MOIRA BATEMAN

Moira Bateman works at the intersection of ecology, material memory, and the agency of natural systems. Her practice proceeds from a fundamental conviction: that the living world is not merely a subject to be represented, but an active participant in the making of art. Water, sediment, tide, and weather are not metaphors in her work; they are co-authors. Through extended immersions, migrations of fabric through rivers, bogs, and sea, she allows natural processes to inscribe themselves directly into her materials, producing works that carry the chemical and physical signatures of specific ecosystems.

This orientation has its roots in Bateman's childhood, in an early and instinctive sense of the natural world's own wisdom. Central to her thinking is ecocentrism, a philosophical orientation that locates value not in the human gaze but in the inherent worth of the more-than-human world. This shapes both what she makes and how she makes it: by relinquishing control to elemental forces, she enacts the very principles her work argues for. Her practice is in conscious dialogue with the Arte Povera tradition and the legacy of artists such as Eva Hesse, extending their embrace of process, material truth, and organic form into explicitly ecological and ecocentric territory. Working with fermented mineral mud dye rooted in ancient Norse tradition, she engages a practice in which landscape and cloth become entangled; the fabric does not depict place, it holds it. Her processes unfold over months and years, submitting to ecological and seasonal time rather than the pace of human making. Cloth, in this sense, becomes a form of memory: porous, accumulative, changed by what it has passed through.

Her material investigations span textile, mixed media, and large-scale installation, and are consistently grounded in deep ecological research.
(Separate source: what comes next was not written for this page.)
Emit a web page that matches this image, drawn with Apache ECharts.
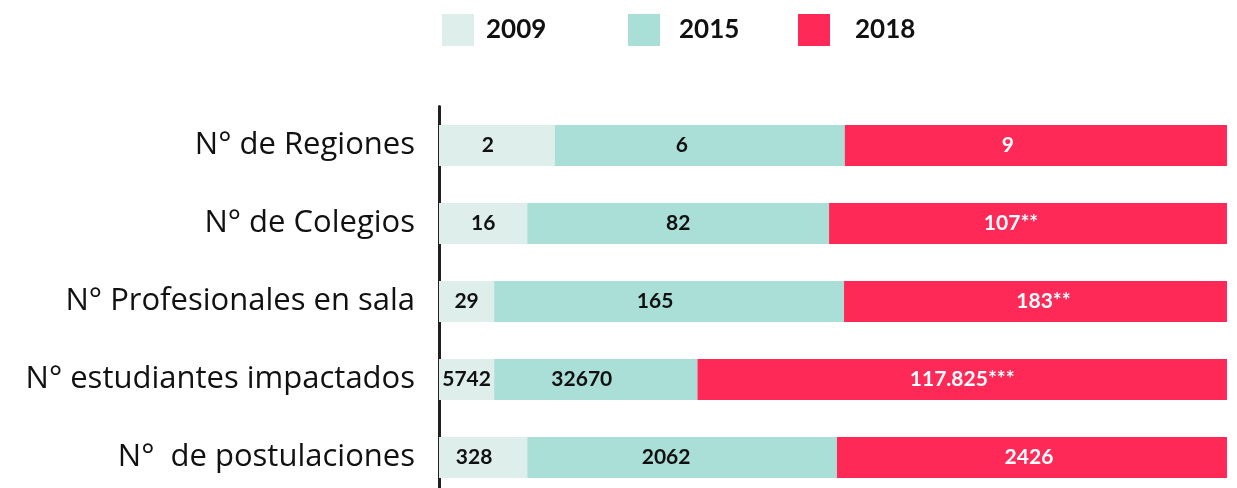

Bateman holds a Master's in Landscape Architecture from the University of Minnesota, and her early work in native plant community reclamation informs her ongoing attention to ecosystems as complex, interdependent systems rather than picturesque backgrounds. Her works are less depictions of nature than propositions about belonging, about what it means to exist within, rather than apart from, the living world.

Her practice expands internationally, with residencies in Norway shaping a sustained engagement with coastal and fjord ecologies. The sea with its currents, its acoustic life, and its long memory has become a recurring site of inquiry. Works made in and from Norwegian waters register environmental pressures such as underwater noise pollution and plastic accumulation not as illustrations of crisis, but as evidence: matter that has passed through the world and carries its passage in its surface.

Bateman's work asks the viewer to slow down, to attend, to consider duration. In an era of ecological emergency, it offers not despair but an alternative epistemology, a way of knowing the world that begins with listening.


Exhibitions include DeVos Art Museum, Minnesota Museum of Art, Minnesota Marine Art Museum, Science Museum of Minnesota, Bowery Gallery, 108/Contemporary, ecoartspace, The Integral Museum of Akademgorodok, McKnight Foundation Lobby Gallery, Dreamsong Art, Textile Center, University of Minnesota Institute on the Environment, University of Minnesota College of Design, Carnegie Art Center, Instinct Gallery, The Phipps Center for the Arts, Grand Marais Art Colony, Galleri Semmingsen (Oslo) and Form+Content Gallery. Bateman has received awards from McKnight Foundation, The Jerome Foundation, Minnesota State Arts Board and Grand Marais Art Colony. Residencies include Art Omi: Artists, Kunstnarhuset Messen Norway, Grand Marais Art Colony, and St. Croix Watershed Research Station. Bateman holds a Master’s of Landscape Architecture from the University of Minnesota.